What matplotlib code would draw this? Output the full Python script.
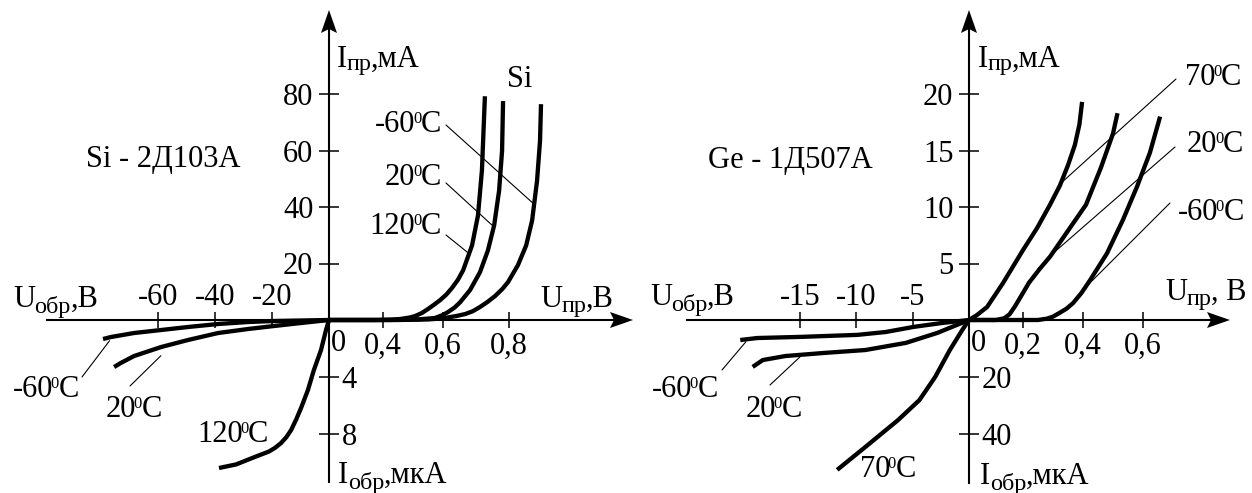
import numpy as np
import matplotlib
matplotlib.use('Agg')
import matplotlib.pyplot as plt
from matplotlib.lines import Line2D
from matplotlib.patches import Polygon

plt.rcParams['font.family'] = ['Liberation Serif', 'DejaVu Serif']

# ---------------- DATA: Si diode 2D103A ----------------
# forward branch: U (V), I (mA)
si_fwd_V_m60 = [0, 0.45, 0.55, 0.60, 0.64, 0.667, 0.69, 0.712, 0.735, 0.758, 0.78, 0.797, 0.827, 0.852, 0.870, 0.885, 0.894, 0.897]
si_fwd_I_m60 = [0, 0, 0.2, 0.6, 1.4, 2.1, 3.1, 4.6, 6.4, 8.5, 11, 13.4, 19.4, 26.4, 35.2, 49.3, 63.4, 76.4]
si_fwd_V_20 = [0, 0.42, 0.52, 0.573, 0.60, 0.615, 0.635, 0.652, 0.682, 0.712, 0.736, 0.755, 0.770, 0.779, 0.782]
si_fwd_I_20 = [0, 0, 0.25, 0.7, 1.8, 2.8, 4.4, 6.3, 10.6, 16.9, 24.6, 33.5, 45.8, 59.9, 77.5]
si_fwd_V_120 = [0, 0.35, 0.43, 0.457, 0.49, 0.507, 0.53, 0.55, 0.57, 0.59, 0.61, 0.627, 0.645, 0.661, 0.688, 0.706, 0.718, 0.727]
si_fwd_I_120 = [0, 0, 0.15, 0.35, 0.9, 1.4, 2.5, 3.9, 5.4, 7.0, 9.0, 11.3, 14.2, 17.6, 26.4, 37, 53, 79.2]
# reverse branch: U (V), I (uA, magnitude)
si_rev_V_m60 = [0, -19.3, -28.4, -38.9, -49.5, -58.9, -68.4, -76.5, -79.3]
si_rev_I_m60 = [0, 0.07, 0.14, 0.28, 0.49, 0.70, 0.91, 1.19, 1.33]
si_rev_V_20 = [0, -9.8, -19.3, -28.4, -38.9, -49.5, -58.9, -68.4, -73.0, -75.4]
si_rev_I_20 = [0, 0.21, 0.42, 0.63, 0.91, 1.40, 1.89, 2.52, 3.0, 3.29]
si_rev_V_120 = [0, -1.05, -2.8, -5.3, -7.4, -9.8, -11.5, -13.3, -15.0, -16.8, -19.0, -21.1, -26.3, -32.6, -38.6]
si_rev_I_120 = [0, 0.70, 2.1, 3.5, 4.9, 6.15, 6.95, 7.7, 8.2, 8.6, 8.95, 9.2, 9.6, 10.1, 10.35]

si_fwd_V_ticks = [0.4, 0.6, 0.8]
si_fwd_V_labels = ['0,4', '0,6', '0,8']
si_fwd_I_ticks = [20, 40, 60, 80]
si_rev_V_ticks = [-60, -40, -20]
si_rev_V_labels = ['-60', '-40', '-20']
si_rev_I_ticks = [4, 8]

# ---------------- DATA: Ge diode 1D507A ----------------
ge_fwd_V_70 = [0, 0.0296, 0.067, 0.126, 0.2, 0.247, 0.29, 0.323, 0.35, 0.373, 0.388, 0.397]
ge_fwd_I_70 = [0, 0.44, 1.15, 3.27, 6.19, 8.14, 10.2, 11.9, 13.7, 15.5, 17.3, 19.3]
ge_fwd_V_20 = [0, 0.10, 0.13, 0.15, 0.17, 0.195, 0.22, 0.255, 0.29, 0.35, 0.41, 0.46, 0.50, 0.515]
ge_fwd_I_20 = [0, 0, 0.15, 0.5, 1.2, 2.2, 3.3, 4.5, 5.6, 7.9, 10.2, 13.5, 16.5, 18.3]
ge_fwd_V_m60 = [0, 0.25, 0.28, 0.30, 0.32, 0.345, 0.367, 0.395, 0.423, 0.48, 0.533, 0.58, 0.623, 0.657]
ge_fwd_I_m60 = [0, 0, 0.12, 0.3, 0.6, 1.0, 1.5, 2.4, 3.5, 5.9, 8.85, 11.8, 14.8, 18.0]
ge_rev_V_m60 = [0, -2.4, -4.9, -7.4, -9.9, -14.9, -18.8, -20.3]
ge_rev_I_m60 = [0, 1.05, 2.4, 4.2, 5.2, 5.9, 6.3, 7.0]
ge_rev_V_20 = [0, -2.8, -5.6, -9.2, -12.8, -16.3, -18.3, -19.2]
ge_rev_I_20 = [0, 4.5, 8.0, 10.5, 11.5, 12.6, 14.0, 16.4]
ge_rev_V_70 = [0, -0.6, -1.7, -3.0, -4.4, -6.3, -9.2, -11.7]
ge_rev_I_70 = [0, 3.5, 10.5, 19.9, 28.0, 35.0, 44.4, 52.4]

ge_fwd_V_ticks = [0.2, 0.4, 0.6]
ge_fwd_V_labels = ['0,2', '0,4', '0,6']
ge_fwd_I_ticks = [5, 10, 15, 20]
ge_rev_V_ticks = [-15, -10, -5]
ge_rev_V_labels = ['-15', '-10', '-5']
ge_rev_I_ticks = [20, 40]

# ---------------- LAYOUT ----------------
W, H = 1252, 493
fig = plt.figure(figsize=(W / 100, H / 100), dpi=100)
renderer = fig.canvas.get_renderer()
FS = 22
SUB = 17.5
SUP = 12
CURVE_LW = 3.1
AX_LW = 1.5


def piecewise(a, b):
    a = np.asarray(a, float)
    b = np.asarray(b, float)
    s0 = (b[1] - b[0]) / (a[1] - a[0])
    s1 = (b[-1] - b[-2]) / (a[-1] - a[-2])

    def f(v):
        v = np.asarray(v, float)
        out = np.interp(v, a, b)
        out = np.where(v < a[0], b[0] + (v - a[0]) * s0, out)
        out = np.where(v > a[-1], b[-1] + (v - a[-1]) * s1, out)
        return out
    return f


def scale_funcs(vals, pix):
    return piecewise(vals, pix), piecewise(pix, vals)


def add_ax(x0, y0, x1, y1):
    ax = fig.add_axes([x0 / W, 1 - y1 / H, (x1 - x0) / W, (y1 - y0) / H])
    ax.patch.set_visible(False)
    for s in ax.spines.values():
        s.set_visible(False)
    return ax


def fp(x, y):
    return (x / W, 1 - y / H)


def fline(x0, y0, x1, y1, lw=AX_LW):
    fig.add_artist(Line2D([x0 / W, x1 / W], [1 - y0 / H, 1 - y1 / H],
                          transform=fig.transFigure, color='black', lw=lw,
                          solid_capstyle='butt'))


def arrow_head(tipx, tipy, direction):
    L, hw, notch = 23, 8, 4
    if direction == 'up':
        pts = [(tipx, tipy), (tipx + hw, tipy + L), (tipx, tipy + L - notch),
               (tipx - hw, tipy + L)]
    else:
        pts = [(tipx, tipy), (tipx - L, tipy - hw), (tipx - L + notch, tipy),
               (tipx - L, tipy + hw)]
    fig.add_artist(Polygon([fp(*p) for p in pts], closed=True,
                           transform=fig.transFigure, color='black', lw=0))


def rich(x, y, parts, ha='left', gaps=None):
    """parts: list of (string, fontsize, dy_px_down)."""
    widths = []
    for s, size, dy in parts:
        t = fig.text(0, 0, s, fontsize=size)
        widths.append(t.get_window_extent(renderer).width)
        t.remove()
    if gaps is None:
        gaps = [1.0] * (len(parts) - 1)
    total = sum(widths) + sum(gaps)
    if ha == 'right':
        x0 = x - total
    elif ha == 'center':
        x0 = x - total / 2
    else:
        x0 = x
    for i, ((s, size, dy), w) in enumerate(zip(parts, widths)):
        fig.text(x0 / W, 1 - (y + dy) / H, s, fontsize=size,
                 ha='left', va='baseline')
        x0 += w + (gaps[i] if i < len(gaps) else 0)


def temp(x, y, num, ha='left'):
    rich(x, y, [(num, FS, 0), ('0', SUP, -9), ('C', FS, 0)], ha=ha,
         gaps=[-2.5, -0.5])


def sub(x, y, main, low, tail, dy=5):
    rich(x, y, [(main, FS, 0), (low, SUB, dy), (tail, FS, 0)],
         gaps=[-0.5, -0.5])


def leader(ax, xy, px, py):
    ax.annotate('', xy=xy, xycoords='data', xytext=(px, H - py),
                textcoords='figure pixels',
                arrowprops=dict(arrowstyle='-', lw=0.8, color='black',
                                shrinkA=0, shrinkB=0), annotation_clip=False)


def build_chart(ox, oy, xl, xr, yt, yb,
                fwdx, fwdy, revx, revy,
                fwd_curves, rev_curves,
                fxt, fxl, fyt, rxt, rxl, ryt):
    # forward quadrant
    af = add_ax(ox, yt, xr, oy)
    f, fi = scale_funcs(*fwdx)
    af.set_xscale('function', functions=(f, fi))
    af.set_xlim(0, float(fi(xr - ox)))
    g, gi = scale_funcs(*fwdy)
    af.set_yscale('function', functions=(g, gi))
    af.set_ylim(0, float(gi(oy - yt)))
    af.set_xticks(fxt)
    af.set_xticklabels(fxl)
    af.set_yticks(fyt)
    af.set_yticklabels([str(t) for t in fyt])
    af.tick_params(axis='x', direction='inout', length=11.5, width=1.1,
                   pad=2.5, labelsize=FS)
    af.tick_params(axis='y', direction='inout', length=14.4, width=1.1,
                   pad=4.0, labelsize=FS)
    af.minorticks_off()
    for V, I in fwd_curves:
        af.plot(V, I, color='black', lw=CURVE_LW, clip_on=False,
                solid_capstyle='butt', solid_joinstyle='round')
    # reverse quadrant
    ar = add_ax(xl, oy, ox, yb)
    f, fi = scale_funcs(*revx)
    ar.set_xscale('function', functions=(f, fi))
    ar.set_xlim(float(fi(-(ox - xl))), 0)
    g, gi = scale_funcs(*revy)
    ar.set_yscale('function', functions=(g, gi))
    ar.set_ylim(float(gi(yb - oy)), 0)
    ar.xaxis.tick_top()
    ar.yaxis.tick_right()
    ar.set_xticks(rxt)
    ar.set_xticklabels(rxl)
    ar.set_yticks(ryt)
    ar.set_yticklabels([str(t) for t in ryt])
    ar.tick_params(axis='x', direction='inout', length=11.5, width=1.1,
                   pad=0.0, labelsize=FS)
    ar.tick_params(axis='y', direction='inout', length=14.4, width=1.1,
                   pad=2.0, labelsize=FS)
    ar.minorticks_off()
    for V, I in rev_curves:
        ar.plot(V, I, color='black', lw=CURVE_LW, clip_on=False,
                solid_capstyle='butt', solid_joinstyle='round')
    # axis lines with arrows
    fline(xl, oy, xr - 15, oy)
    fline(ox, yb, ox, yt + 15)
    arrow_head(xr + 3, oy, 'right')
    arrow_head(ox, yt - 4, 'up')
    return af, ar


# ---- Si chart
af1, ar1 = build_chart(
    329, 320, 46, 630, 14, 483,
    ([0, 0.4, 0.6, 0.8], [0, 54, 114, 180]), ([0, 80], [0, 226]),
    ([-60, 0], [-171, 0]), ([0, 8], [0, 114.4]),
    [(si_fwd_V_m60, si_fwd_I_m60), (si_fwd_V_20, si_fwd_I_20),
     (si_fwd_V_120, si_fwd_I_120)],
    [(si_rev_V_m60, si_rev_I_m60), (si_rev_V_20, si_rev_I_20),
     (si_rev_V_120, si_rev_I_120)],
    si_fwd_V_ticks, si_fwd_V_labels, si_fwd_I_ticks,
    si_rev_V_ticks, si_rev_V_labels, si_rev_I_ticks)

# ---- Ge chart
af2, ar2 = build_chart(
    969, 320, 686, 1227, 14, 484,
    ([0, 0.2, 0.4, 0.6], [0, 54, 114, 174]), ([0, 20], [0, 226]),
    ([-15, 0], [-169, 0]), ([0, 40], [0, 114.4]),
    [(ge_fwd_V_70, ge_fwd_I_70), (ge_fwd_V_20, ge_fwd_I_20),
     (ge_fwd_V_m60, ge_fwd_I_m60)],
    [(ge_rev_V_m60, ge_rev_I_m60), (ge_rev_V_20, ge_rev_I_20),
     (ge_rev_V_70, ge_rev_I_70)],
    ge_fwd_V_ticks, ge_fwd_V_labels, ge_fwd_I_ticks,
    ge_rev_V_ticks, ge_rev_V_labels, ge_rev_I_ticks)

# ---- texts: Si
rich(86, 167, [('Si - 2Д103А', FS, 0)])
sub(337, 67, 'I', 'пр', ',мА', dy=3)
rich(507, 87, [('Si', FS, 0)])
temp(441, 132, '-60', ha='right')
temp(441, 185, '20', ha='right')
temp(441, 234, '120', ha='right')
sub(13, 307, 'U', 'обр', ',В', dy=6)
sub(540, 307, 'U', 'пр', ',В', dy=5)
rich(338, 351, [('0', FS, 0)], ha='center')
sub(338, 483, 'I', 'обр', ',мкА', dy=6)
temp(13, 397, '-60')
temp(106, 417, '20')
temp(197, 442, '120')
leader(af1, (0.876, 41), 446, 125)
leader(af1, (0.754, 33), 446, 183)
leader(af1, (0.679, 23.5), 446, 235)
leader(ar1, (-77, 1.45), 82, 377)
leader(ar1, (-59, 2.5), 130, 386)

# ---- texts: Ge
rich(708, 168, [('Ge - 1Д507А', FS, 0)])
sub(978, 67, 'I', 'пр', ',мА', dy=3)
temp(1185, 85, '70')
temp(1187, 152, '20')
temp(1178, 220, '-60')
sub(1165, 300, 'U', 'пр', ', В', dy=5)
sub(650, 305, 'U', 'обр', ',В', dy=6)
rich(978, 351, [('0', FS, 0)], ha='center')
sub(980, 484, 'I', 'обр', ',мкА', dy=6)
temp(652, 397, '-60')
temp(746, 417, '20')
temp(860, 477, '70')
leader(af2, (0.322, 12.0), 1176, 79)
leader(af2, (0.30, 5.9), 1175, 147)
leader(af2, (0.39, 2.4), 1170, 203)
leader(ar2, (-19.8, 7.6), 722, 370)
leader(ar2, (-15.0, 12.9), 770, 385)

fig.savefig('out.png', dpi=100, facecolor='white')
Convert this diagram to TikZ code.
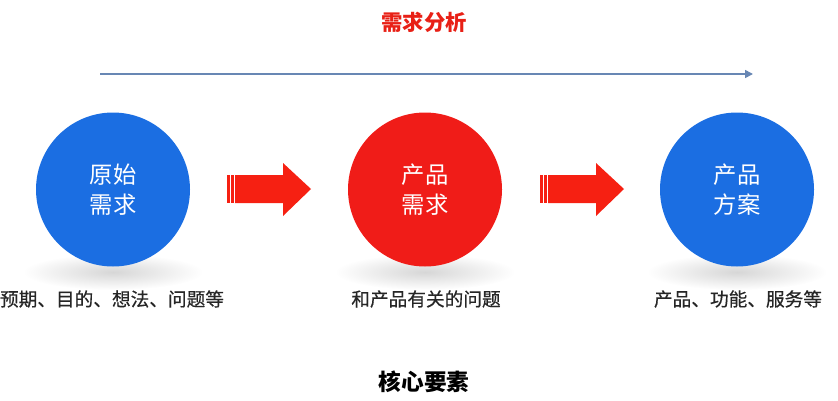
\documentclass[tikz,border=0pt]{standalone}
\usepackage{fontspec}
\setmainfont{Noto Sans CJK SC}
\newfontfamily\capfont[FakeBold=0.5]{Noto Sans CJK SC}
\usetikzlibrary{arrows.meta}
\definecolor{cblue}{RGB}{27,110,226}
\definecolor{cred}{RGB}{240,28,24}
\definecolor{ared}{RGB}{246,32,18}
\definecolor{tred}{RGB}{232,32,22}
\definecolor{lineblue}{RGB}{104,135,180}
\tikzset{
  ball/.style={circle,minimum size=115.5pt,inner sep=0pt,align=center,text=white,
    font=\fontsize{17.5}{22.5}\selectfont},
  bluebal/.style={ball,fill=cblue},
  redbal/.style={ball,fill=cred},
  caption/.style={font=\capfont\fontsize{14}{16}\selectfont,text=black!85,anchor=center},
  heading/.style={font=\fontsize{16}{18}\selectfont\bfseries},
  shadowell/.style={inner color=black!16,outer color=white},
  pics/blockarrow/.style={code={
    \fill[ared] (0,-14) rectangle (2.5,14);
    \fill[ared] (4,-14) rectangle (6.5,14);
    \fill[ared] (8,-14) -- (56,-14) -- (56,-26) -- (84,0) -- (56,27) -- (56,14) -- (8,14) -- cycle;
  }}
}
\begin{document}
\begin{tikzpicture}[x=0.75pt,y=-0.75pt]
\useasboundingbox (0,0) rectangle (838,400);
% title and timeline
\node[heading,text=tred] (title) at (424,22) {需求分析};
\coordinate (tl0) at (100,74);
\coordinate (tl1) at (753,74);
\draw[lineblue,line width=1.2pt,-{Triangle[length=6pt,width=6pt]}] (tl0) -- (tl1);
% shadows
\foreach \x in {113,425,737}{
  \shade[shadowell] (\x,272) ellipse [x radius=90,y radius=18];
}
% circles
\node[bluebal] (c1) at (113,189.5) {原始\\需求};
\node[redbal]  (c2) at (425,189.5) {产品\\需求};
\node[bluebal] (c3) at (737,189.5) {产品\\方案};
% block arrows
\pic (a1) at (227,189) {blockarrow};
\pic (a2) at (540,189) {blockarrow};
% captions
\node[caption] (l1) at (112,299) {预期、目的、想法、问题等};
\node[caption] (l2) at (426,299) {和产品有关的问题};
\node[caption] (l3) at (738,299) {产品、功能、服务等};
\node[heading,text=black,font=\fontsize{17}{20}\selectfont\bfseries] (core) at (424,382) {核心要素};
\end{tikzpicture}
\end{document}
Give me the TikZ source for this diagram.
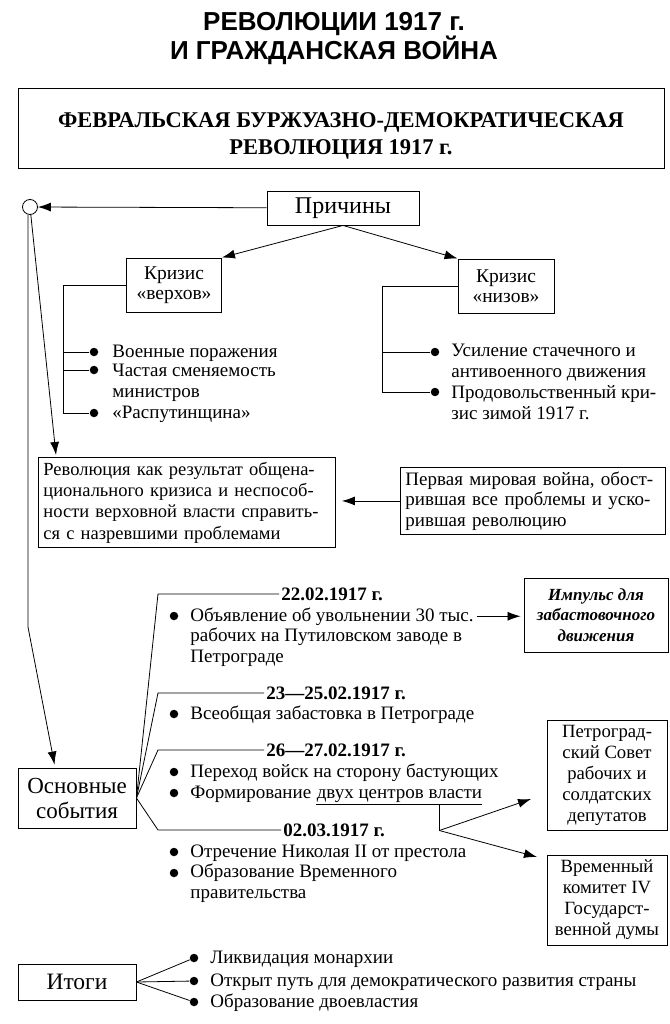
\documentclass[tikz,border=0pt]{standalone}
\usepackage{fontspec}
\setmainfont{Liberation Serif}
\newfontfamily\headfont{Liberation Sans}
\usepackage{tikz}
\usetikzlibrary{positioning,arrows.meta,calc}
\tikzset{
block/.style={
  draw,
  rectangle,
  align=center,
  line width=0.9pt,
  inner sep=0pt
  },
line/.style={-{Latex[length=13pt,width=9pt]}},
dot/.style={circle, fill, inner sep=0pt, minimum size=8.5pt},
txt/.style={anchor=base west, align=left, inner sep=0pt, font=\fontsize{19}{21}\selectfont},
date/.style={anchor=west, inner xsep=2pt, inner ysep=0pt, font=\bfseries\fontsize{19}{21}\selectfont}
}

\begin{document}
\begin{tikzpicture}[x=1pt,y=-1pt,line width=0.8pt]
\useasboundingbox (0,0) rectangle (669,1024);
\node[align=center, font=\headfont\bfseries\fontsize{26}{29}\selectfont] (ttl) at (334,39) {РЕВОЛЮЦИИ 1917 г.\\И ГРАЖДАНСКАЯ ВОЙНА};
\node[block, minimum width=646pt, minimum height=80pt] (feb) at (341,128) {};
\node[align=center, font=\bfseries\fontsize{22.5}{27}\selectfont] (febt) at ([yshift=-8pt]feb.center) {ФЕВРАЛЬСКАЯ БУРЖУАЗНО-ДЕМОКРАТИЧЕСКАЯ\\РЕВОЛЮЦИЯ 1917 г.};

\node[circle, draw, minimum size=15pt, inner sep=0pt] (hub) at (30,207) {};
\node[block, minimum width=152pt, minimum height=34pt, font=\fontsize{24}{26}\selectfont] (pr) at (343,208) {Причины};
\node[block, minimum width=95pt, minimum height=54pt, font=\fontsize{19.5}{20.5}\selectfont] (kv) at (174,285) {Кризис\\«верхов»};
\node[block, minimum width=96pt, minimum height=54pt, font=\fontsize{19.5}{20.5}\selectfont] (kn) at (506,286) {Кризис\\«низов»};
\draw[line] (pr) -- (hub);
\draw[line] (pr.south) -- (kv.north east);
\draw[line] (pr.south) -- (kn.north west);

\node[dot] (v1) at (94,352) {};
\node[dot] (v2) at (94,370) {};
\node[dot] (v3) at (94,413) {};
\node[txt] (tv1) at (112,357) {Военные поражения};
\node[txt] (tv2) at (112,397) {Частая сменяемость\\министров};
\node[txt] (tv3) at (112,418) {«Распутинщина»};
\coordinate (lv) at (63,413);
\draw (kv.west) -| (lv) -- (v3);
\draw (v1) -- (v1 -| lv);
\draw (v2) -- (v2 -| lv);

\node[dot] (n1) at (435,352) {};
\node[dot] (n2) at (435,392) {};
\node[txt] (tn1) at (451,377) {Усиление стачечного и\\антивоенного движения};
\node[txt] (tn2) at (451,419) {Продовольственный кри-\\зис зимой 1917 г.};
\coordinate (ln) at (382,392);
\draw (kn.west) -| (ln) -- (n2);
\draw (n1) -- (n1 -| ln);

\node[block, anchor=north west, align=left, text width=287pt, minimum height=90pt, inner xsep=5pt, font=\fontsize{18.5}{21.3}\selectfont] (rev) at (38,457) {Революция как результат общена-\\ционального кризиса и неспособ-\\ности верховной власти справить-\\ся с назревшими проблемами};
\node[block, anchor=north west, align=left, text width=255pt, minimum height=67pt, inner xsep=5pt, font=\fontsize{19}{20.5}\selectfont] (perv) at (400,467) {Первая мировая война, обост-\\рившая все проблемы и уско-\\рившая революцию};
\draw[line, shorten >=6pt] (perv.west) -- (perv.west -| rev.east);
\coordinate (ra) at (56,455);
\draw[line] (hub) -- (ra);

\node[block, minimum width=118pt, minimum height=60pt, font=\fontsize{23}{25}\selectfont] (osn) at (77,798) {Основные\\события};
\coordinate (bend) at (28,627);
\draw[line] (hub.south -| bend) -- (bend) -- ($(osn.north west)+(37,-3)$);

\node[date] (d1) at (279,594) {22.02.1917 г.};
\node[date] (d2) at (264,693) {23—25.02.1917 г.};
\node[date] (d3) at (264,750) {26—27.02.1917 г.};
\node[date] (d4) at (281,830) {02.03.1917 г.};
\coordinate (k) at (158,0);
\draw (osn.east) -- (d1.west -| k) -- (d1.west);
\draw (osn.east) -- (d2.west -| k) -- (d2.west);
\draw (osn.east) -- (d3.west -| k) -- (d3.west);
\draw (osn.east) -- (d4.west -| k) -- (d4.west);

\node[dot] (e1) at (174,616) {};
\node[dot] (e2) at (174,714) {};
\node[dot] (e3) at (174,772) {};
\node[dot] (e4) at (174,793) {};
\node[dot] (e5) at (174,852) {};
\node[dot] (e6) at (174,873) {};
\node[txt] (ob) at (190,621) {Объявление об увольнении 30 тыс.};
\node[txt] (ob2) at (190,662) {рабочих на Путиловском заводе в\\Петрограде};
\node[txt] (te2) at (190,719) {Всеобщая забастовка в Петрограде};
\node[txt] (te3) at (190,777) {Переход войск на сторону бастующих};
\node[txt] (fo) at (190,798) {Формирование};
\node[txt, inner ysep=2pt] (dv) at ([xshift=4.75pt]fo.base east) {двух центров власти};
\node[txt] (te5) at (190,857) {Отречение Николая II от престола};
\node[txt] (te6) at (190,898) {Образование Временного\\правительства};

\node[block, minimum width=144pt, minimum height=74pt, font=\bfseries\itshape\fontsize{17}{20.5}\selectfont] (imp) at (596,615) {Импульс для\\забастовочного\\движения};
\draw[line, shorten <=3pt, shorten >=3pt] (ob.east) -- (ob.east -| imp.west);

\node[block, minimum width=120pt, minimum height=110pt, font=\fontsize{18.7}{21}\selectfont] (sov) at (607,775) {Петроград-\\ский Совет\\рабочих и\\солдатских\\депутатов};
\node[block, minimum width=120pt, minimum height=90pt, font=\fontsize{18.7}{21}\selectfont] (vrk) at (607,900) {Временный\\комитет IV\\Государст-\\венной думы};
\draw (dv.south west) -- (dv.south east);
\coordinate (br) at ($(dv.south west)!0.74!(dv.south east)$);
\coordinate (fk) at ($(br)+(0,26)$);
\coordinate (t1) at (531,799);
\coordinate (t2) at (537,857);
\draw (br) -- (fk);
\draw[line] (fk) -- (t1);
\draw[line] (fk) -- (t2);

\node[block, minimum width=118pt, minimum height=36pt, font=\fontsize{23.5}{25}\selectfont] (itg) at (77,982) {Итоги};
\node[dot] (i1) at (194,958) {};
\node[dot] (i2) at (194,981) {};
\node[dot] (i3) at (194,1002) {};
\node[txt] (ti1) at (210,963) {Ликвидация монархии};
\node[txt] (ti2) at (210,986) {Открыт путь для демократического развития страны};
\node[txt] (ti3) at (210,1007) {Образование двоевластия};
\draw (itg.east) -- (i1);
\draw (itg.east) -- (i2);
\draw (itg.east) -- (i3);
\end{tikzpicture}
\end{document}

+ + + +

# Task prompt:
Word for word, give again the lines from the first entry to the line with "plt.rcParams['font.family'] = ['Liberation", inclusive. Exclude the pictures.

# Solution to this problem:
What matplotlib code would draw this? Output the full Python script.
import numpy as np
import matplotlib
matplotlib.use('Agg')
import matplotlib.pyplot as plt
from matplotlib.lines import Line2D
from matplotlib.patches import Polygon

plt.rcParams['font.family'] = ['Liberation Serif', 'DejaVu Serif']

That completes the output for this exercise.